Nietzsche’s Critique: Overcoming Western Nihilism

Nietzsche’s Critique of Western Civilization

Thesis: This excerpt from Nietzsche’s Twilight of the Idols showcases his attack on the use of “reason” in traditional philosophy. He criticizes the invention of an “other” world and “other” life, born from a distrust of our own reality. In the same vein, Nietzsche critiques the decadent dichotomy of the “true” and “apparent” world, a concept prevalent in religious (Christian) and philosophical (Kantian) thought. This does not contradict Nietzsche’s thesis that the artist chooses appearance, because it is a reality selected. The artistic choice, characterized by the tragic, should not be pessimistic but Dionysian.

The Problem: The Decline of the West

The text addresses a fundamental problem posed by Nietzsche: the decline of Western civilization. According to Nietzsche, the disappearance of the Dionysian/Apollonian bipolarity in Greek tragedy (starting with Euripides) and the guiding philosophy (Socrates and Plato) towards the dichotomy of a “real” world and an “apparent” world, in “this” and “other” life, marks the beginning of this decline, leading inexorably to nihilism.

Subsequent milestones in this pernicious ideology, which engulfs and degrades humanity, include Christianity (a vulgarized Platonism) and “rationalist” philosophy, exemplified by the intellectual mummies of René Descartes (Cogito, ergo sum) and Immanuel Kant (distinction between phenomenon and noumenon). In this progressive nihilism, humanity has passed through the stages of the camel (a beast of burden carrying “anti-vital” Christian values), the lion (a symbol of rebellion and protest during the Enlightenment), and the child (representing spontaneity and enjoyment of life, foreshadowed by Schopenhauer’s philosophy and Wagner’s music during the 19th-century positivist era).

At this juncture, Nietzsche sees two possibilities: continuing down the path of human annihilation or a rupture, reinforced by the re-emergence of the Übermensch (superman), who would reinstate the Greek context where there were supermen who understood not another world but this world, not another life but this life.

Key Ideas in Nietzsche’s Philosophy

Nihilism and suspicion towards life, inherited from Plato, continue in Christianity with its dualism of heaven and earth. This denial of the value of life is characteristic of Western nihilism. It represents the disease and decline of Western humanity: the pursuit of the good in itself, rationality at any cost, a lack of instincts, and the condemnation of the body.

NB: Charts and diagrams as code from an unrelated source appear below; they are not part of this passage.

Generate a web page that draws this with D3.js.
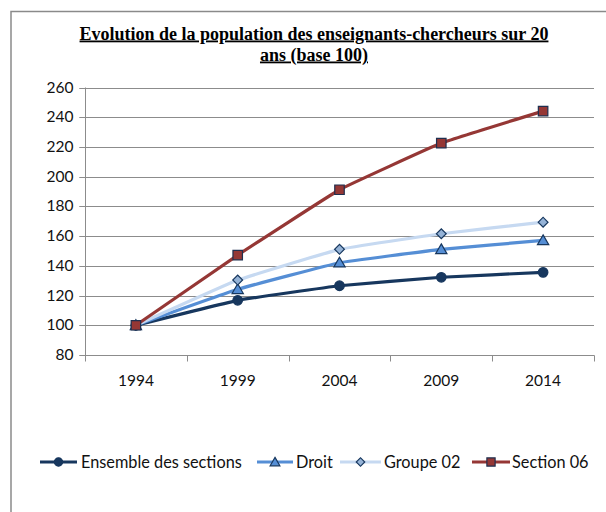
<!DOCTYPE html>
<html>
<head>
<meta charset="utf-8">
<script src="https://cdn.jsdelivr.net/npm/d3@7"></script>
<style>
  html, body { margin: 0; padding: 0; background: #fff; }
  svg { display: block; }
</style>
</head>
<body>
<div id="chart"></div>
<script>
// ---- data ----
const years = ["1994", "1999", "2004", "2009", "2014"];
const ensemble = [100, 116.8, 126.6, 132.3, 135.6];
const droit = [100, 124.2, 142.1, 151.1, 157.1];
const groupe02 = [100, 130.4, 151.1, 161.6, 169.4];
const section06 = [100, 147.2, 191.2, 222.6, 244.1];
const seriesNames = ["Ensemble des sections", "Droit", "Groupe 02", "Section 06"];
const yTicks = [80, 100, 120, 140, 160, 180, 200, 220, 240, 260];
const titleLines = ["Evolution de la population des enseignants-chercheurs sur 20", "ans (base 100)"];

// ---- styles ----
const styles = [
  { line: "#17375E", fill: "#17375E", stroke: "#17375E", sym: d3.symbolCircle, size: 72, rot: 0 },
  { line: "#558ED5", fill: "#558ED5", stroke: "#17375E", sym: d3.symbolTriangle, size: 55, rot: 0 },
  { line: "#C6D9F1", fill: "#95B3D7", stroke: "#17375E", sym: d3.symbolSquare, size: 48, rot: 45 },
  { line: "#953735", fill: "#953735", stroke: "#1F2F4F", sym: d3.symbolSquare, size: 90, rot: 0 }
];
const seriesData = [ensemble, droit, groupe02, section06];

const W = 606, H = 512;
const svg = d3.select("#chart").append("svg").attr("width", W).attr("height", H);

// frame
svg.append("rect").attr("x", 11).attr("y", 11.5).attr("width", 700).attr("height", 600)
  .attr("fill", "none").attr("stroke", "#8a8a8a").attr("stroke-width", 1.5);

// title
const title = svg.append("text")
  .attr("font-family", "'Liberation Serif', 'Times New Roman', serif")
  .attr("font-weight", "bold").attr("font-size", 18)
  .attr("text-anchor", "middle")
  .style("text-decoration", "underline");
titleLines.forEach((t, i) => {
  title.append("tspan").attr("x", 314).attr("y", 39.5 + i * 21).text(t);
});

// scales
const x = d3.scaleBand().domain(years).range([85, 594]).padding(0);
const y = d3.scaleLinear().domain([80, 260]).range([355, 87.5]);
const cx = d => x(d) + x.bandwidth() / 2;

const font = "Lato, 'Open Sans', sans-serif";

// gridlines
svg.append("g").selectAll("line").data(yTicks.filter(t => t !== 80)).join("line")
  .attr("x1", 79.5).attr("x2", 594).attr("y1", d => Math.round(y(d)) + 0.5).attr("y2", d => Math.round(y(d)) + 0.5)
  .attr("stroke", "#8c8c8c").attr("stroke-width", 1);

// y axis
const yAxis = svg.append("g").attr("transform", "translate(85.5,0)")
  .call(d3.axisLeft(y).tickValues(yTicks).tickSize(6).tickPadding(6));
yAxis.select(".domain").attr("stroke", "#8c8c8c").attr("d", `M0,${y(260)}V${y(80)}`);
yAxis.selectAll(".tick line").attr("stroke", "#8c8c8c");
yAxis.selectAll(".tick").attr("transform", d => `translate(0,${Math.round(y(d)) + 0.5})`);
yAxis.selectAll("text").attr("font-family", font).attr("font-size", 15.5).attr("fill", "#111");

// x axis
const xAxis = svg.append("g").attr("transform", `translate(0,${Math.round(y(80)) + 0.5})`);
xAxis.append("line").attr("x1", 79.5).attr("x2", 594.5).attr("y1", 0).attr("y2", 0).attr("stroke", "#8c8c8c");
const bounds = years.map(d => x(d)).concat([x(years[years.length - 1]) + x.bandwidth()]);
xAxis.selectAll("line.tk").data(bounds).join("line").attr("class", "tk")
  .attr("x1", d => Math.round(d) + 0.5).attr("x2", d => Math.round(d) + 0.5).attr("y1", 0).attr("y2", 6)
  .attr("stroke", "#8c8c8c");
xAxis.selectAll("text").data(years).join("text")
  .attr("x", d => cx(d)).attr("y", 30).attr("text-anchor", "middle")
  .attr("font-family", font).attr("font-size", 15.5).attr("fill", "#111").text(d => d);

// lines
const lineGen = d3.line().x((d, i) => cx(years[i])).y(d => y(d)).curve(d3.curveCardinal.tension(0.75));
seriesData.forEach((vals, s) => {
  const st = styles[s];
  const g = svg.append("g");
  g.append("path").attr("d", lineGen(vals)).attr("fill", "none")
    .attr("stroke", st.line).attr("stroke-width", 3.2).attr("stroke-linejoin", "round").attr("stroke-linecap", "round");
  g.selectAll("path.m").data(vals).join("path").attr("class", "m")
    .attr("transform", (d, i) => `translate(${cx(years[i])},${y(d) + (st.sym === d3.symbolTriangle ? 1 : 0)}) rotate(${st.rot})`)
    .attr("d", d3.symbol().type(st.sym).size(st.size))
    .attr("fill", st.fill).attr("stroke", st.stroke).attr("stroke-width", 1.2);
});

// legend
const legendItems = [
  { x: 40, w: 37, tx: 81 },
  { x: 257, w: 36, tx: 296 },
  { x: 340, w: 41, tx: 384 },
  { x: 472, w: 38, tx: 512 }
];
const ly = 462;
legendItems.forEach((it, s) => {
  const st = styles[s];
  const g = svg.append("g");
  g.append("line").attr("x1", it.x).attr("x2", it.x + it.w).attr("y1", ly).attr("y2", ly)
    .attr("stroke", st.line).attr("stroke-width", 3.2);
  g.append("path").attr("transform", `translate(${it.x + it.w / 2},${ly + (st.sym === d3.symbolTriangle ? 1 : 0)}) rotate(${st.rot})`)
    .attr("d", d3.symbol().type(st.sym).size(st.size * 0.75))
    .attr("fill", st.fill).attr("stroke", st.stroke).attr("stroke-width", 1.2);
  g.append("text").attr("x", it.tx).attr("y", ly + 5.5)
    .attr("font-family", font).attr("font-size", 16.3).attr("fill", "#111").text(seriesNames[s]);
});
</script>
</body>
</html>
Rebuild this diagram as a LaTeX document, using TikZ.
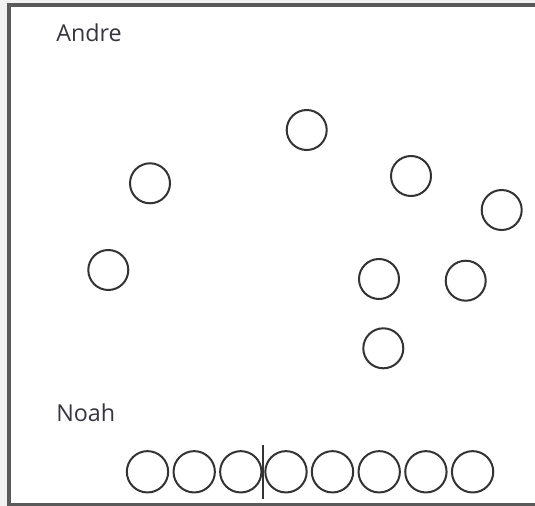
\documentclass[tikz,border=0pt]{standalone}
\usepackage{fontspec}
\setmainfont{Open Sans}
\definecolor{pagebg}{HTML}{F2F2F2}
\definecolor{framec}{HTML}{5A5A5A}
\definecolor{labelc}{HTML}{363640}
\definecolor{ringc}{HTML}{333333}
\begin{document}
\begin{tikzpicture}[x=0.75pt,y=-0.75pt,
  ring/.style={circle,draw=ringc,line width=1.5pt,minimum size=30pt,inner sep=0pt},
  bring/.style={circle,draw=ringc,line width=1.5pt,minimum size=31pt,inner sep=0pt},
  who/.style={anchor=base west,inner sep=0pt,text=labelc,font=\fontsize{17.5}{20}\selectfont}]
\useasboundingbox (0,0) rectangle (535,506);
\clip (0,0) rectangle (535,506);
\fill[pagebg] (0,0) rectangle (535,506);
\draw[framec,fill=white,line width=3pt] (9.3,5.3) rectangle (560,504.5);
\node[who] (andre) at (56,42) {Andre};
\node[who] (noah) at (56,421) {Noah};
\node[ring] (c1) at (306.7,130) {};
\node[ring] (c2) at (150,183.3) {};
\node[ring] (c3) at (411,176) {};
\node[ring] (c4) at (501.7,210) {};
\node[ring] (c5) at (108.3,270) {};
\node[ring] (c6) at (379,279) {};
\node[ring] (c7) at (465.7,280.7) {};
\node[ring] (c8) at (383.3,348.3) {};
\foreach \i/\xx in {0/147.5,1/194.2,2/240.8,3/286,4/332.5,5/379.2,6/425.9,7/472.6} {
  \node[bring] (b\i) at (\xx,471.8) {};
}
\coordinate (divtop) at (263,445);
\coordinate (divbot) at (263,499);
\draw[ringc,line width=1.5pt] (divtop) -- (divbot);
\end{tikzpicture}
\end{document}
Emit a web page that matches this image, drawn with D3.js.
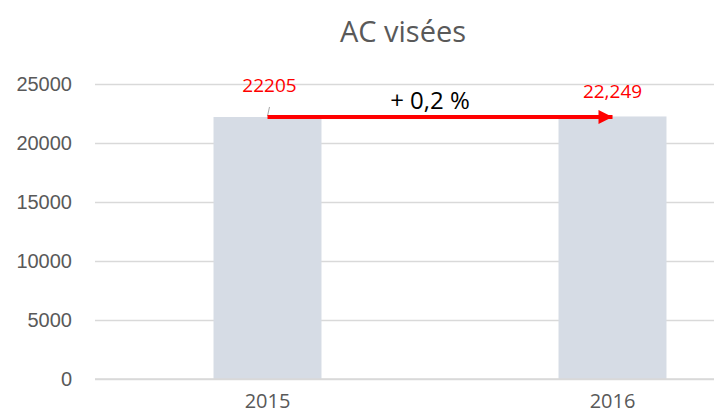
<!DOCTYPE html>
<html>
<head>
<meta charset="utf-8">
<script src="https://cdn.jsdelivr.net/npm/d3@7"></script>
<style>
  body { margin: 0; background: #fff; }
  svg { display: block; font-family: "Open Sans", sans-serif; }
  .grid line { stroke: #d9d9d9; stroke-width: 1.3; }
  .grid .domain { display: none; }
  .axis text { fill: #595959; font-size: 20px; }
</style>
</head>
<body>
<div id="chart"></div>
<script>
// data
const years = ["2015", "2016"];
const values = [22205, 22249];
const valueLabels = ["22205", "22,249"];
const yTicks = [0, 5000, 10000, 15000, 20000, 25000];
const changeLabel = "+ 0,2 %";

const W = 714, H = 416;
const margin = {top: 84, right: 0, bottom: 37, left: 95};

const svg = d3.select("#chart")
  .append("svg")
    .attr("width", W)
    .attr("height", H);

// the plot runs past the right edge (cropped chart)
const xScale = d3.scaleBand()
  .domain(years)
  .range([margin.left, 785])
  .paddingInner(0.687)
  .paddingOuter(0.3435);

const yScale = d3.scaleLinear()
  .domain([0, 25000])
  .range([H - margin.bottom, margin.top]);

// grid lines
svg.append("g")
    .attr("class", "grid")
    .attr("transform", "translate(" + margin.left + ",0)")
  .call(d3.axisLeft(yScale).tickValues(yTicks).tickSize(-(W - margin.left)).tickFormat(""));

// y labels
svg.append("g")
    .attr("class", "axis")
    .attr("transform", "translate(" + margin.left + ",0)")
  .call(d3.axisLeft(yScale).tickValues(yTicks).tickSize(0).tickPadding(23).tickFormat(d3.format("d")))
  .call(g => g.select(".domain").remove());

// bars
svg.selectAll("rect.bar")
  .data(values)
  .enter()
  .append("rect")
    .attr("class", "bar")
    .attr("x", (d, i) => xScale(years[i]))
    .attr("y", d => yScale(d))
    .attr("width", xScale.bandwidth())
    .attr("height", d => yScale(0) - yScale(d))
    .attr("fill", "#d6dce5");

// x axis baseline
svg.append("line")
    .attr("x1", margin.left).attr("x2", W)
    .attr("y1", yScale(0)).attr("y2", yScale(0))
    .attr("stroke", "#d9d9d9").attr("stroke-width", 1.3);

// x labels
svg.selectAll("text.year")
  .data(years)
  .enter()
  .append("text")
    .attr("class", "year")
    .attr("x", d => xScale(d) + xScale.bandwidth() / 2)
    .attr("y", yScale(0) + 29)
    .attr("text-anchor", "middle")
    .attr("fill", "#595959")
    .attr("font-size", 20)
    .text(d => d);

// title
svg.append("text")
    .attr("x", 403)
    .attr("y", 42)
    .attr("text-anchor", "middle")
    .attr("fill", "#595959")
    .attr("font-size", 29)
    .text("AC visées");

const cx = i => xScale(years[i]) + xScale.bandwidth() / 2;

// leader line for first label
svg.append("line")
    .attr("x1", cx(0)).attr("y1", yScale(values[0]) - 1)
    .attr("x2", cx(0) + 2).attr("y2", yScale(values[0]) - 10)
    .attr("stroke", "#a6a6a6").attr("stroke-width", 1);

// value labels
svg.append("text")
    .attr("x", cx(0) + 2)
    .attr("y", 92)
    .attr("text-anchor", "middle")
    .attr("fill", "#ff0000")
    .attr("font-size", 19)
    .text(valueLabels[0]);

svg.append("text")
    .attr("x", cx(1))
    .attr("y", 98)
    .attr("text-anchor", "middle")
    .attr("fill", "#ff0000")
    .attr("font-size", 19)
    .text(valueLabels[1]);

// arrow
svg.append("defs").append("marker")
    .attr("id", "head")
    .attr("viewBox", "0 0 10 10")
    .attr("refX", 10).attr("refY", 5)
    .attr("markerWidth", 4).attr("markerHeight", 3.5)
    .attr("markerUnits", "strokeWidth")
    .attr("orient", "auto")
  .append("path")
    .attr("d", "M0,0L10,5L0,10Z")
    .attr("fill", "#ff0000");

svg.append("line")
    .attr("x1", cx(0)).attr("y1", yScale(values[0]))
    .attr("x2", cx(1)).attr("y2", yScale(values[0]))
    .attr("stroke", "#ff0000").attr("stroke-width", 4)
    .attr("marker-end", "url(#head)");

svg.append("text")
    .attr("x", 430)
    .attr("y", 109)
    .attr("text-anchor", "middle")
    .attr("fill", "#000")
    .attr("font-size", 24)
    .text(changeLabel);
</script>
</body>
</html>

The Platonic-Christian tradition denies any value to this life, earthly life, the only one we have. The will to power is the revolt of the instinctive, unconscious passion against the coldness of rationality.

Socrates and Plato established, in contrast to the underworld, another otherworldly realm of ideas, true and accessible to those who have “killed” their bodies while alive. Kant, too, succumbs to epistemological nihilism, distinguishing between the phenomenon (the thing for me) and the noumenon (the thing in itself). From the standpoint of morality, Kantian noumenal presuppositions (freedom, immortality, God), unprovable and unavailable, offer comfort to reason constrained by its limitations.

Nietzsche’s anti-metaphysical proposal transcends dualism: there is only one world, this world. Dualistic metaphysics is like sunrise (there is a real world and another who is his shadow, apparently). Nietzsche’s philosophy is that of midday, where the shadow is shortest, matching in one only true and apparent world. Following Nietzsche’s proposal is an ethic: carpe diem, live every moment, even the bad ones, as if it were the last.

Terms and Concepts

The terms referenced in the text can be linked to a single semantic field expressed in Nietzsche’s thesis: there is no more to life than this life; there is no world other than this world. This is a criticism of Western metaphysical dualism, such as the Platonic-Christian-Kantian view, which divides reality into two worlds: real and apparent, with the former being the foundation of the latter. The “real world” is a sublimation of the impulses of the will to power. The fear of death leads to the “creation” of a timeless world. The “real world” is a “moral-optical illusion.” Western humanity’s disease lies not in inventing another world that is inhuman but in the hypocrisy of inventing it and declaring it the only true one.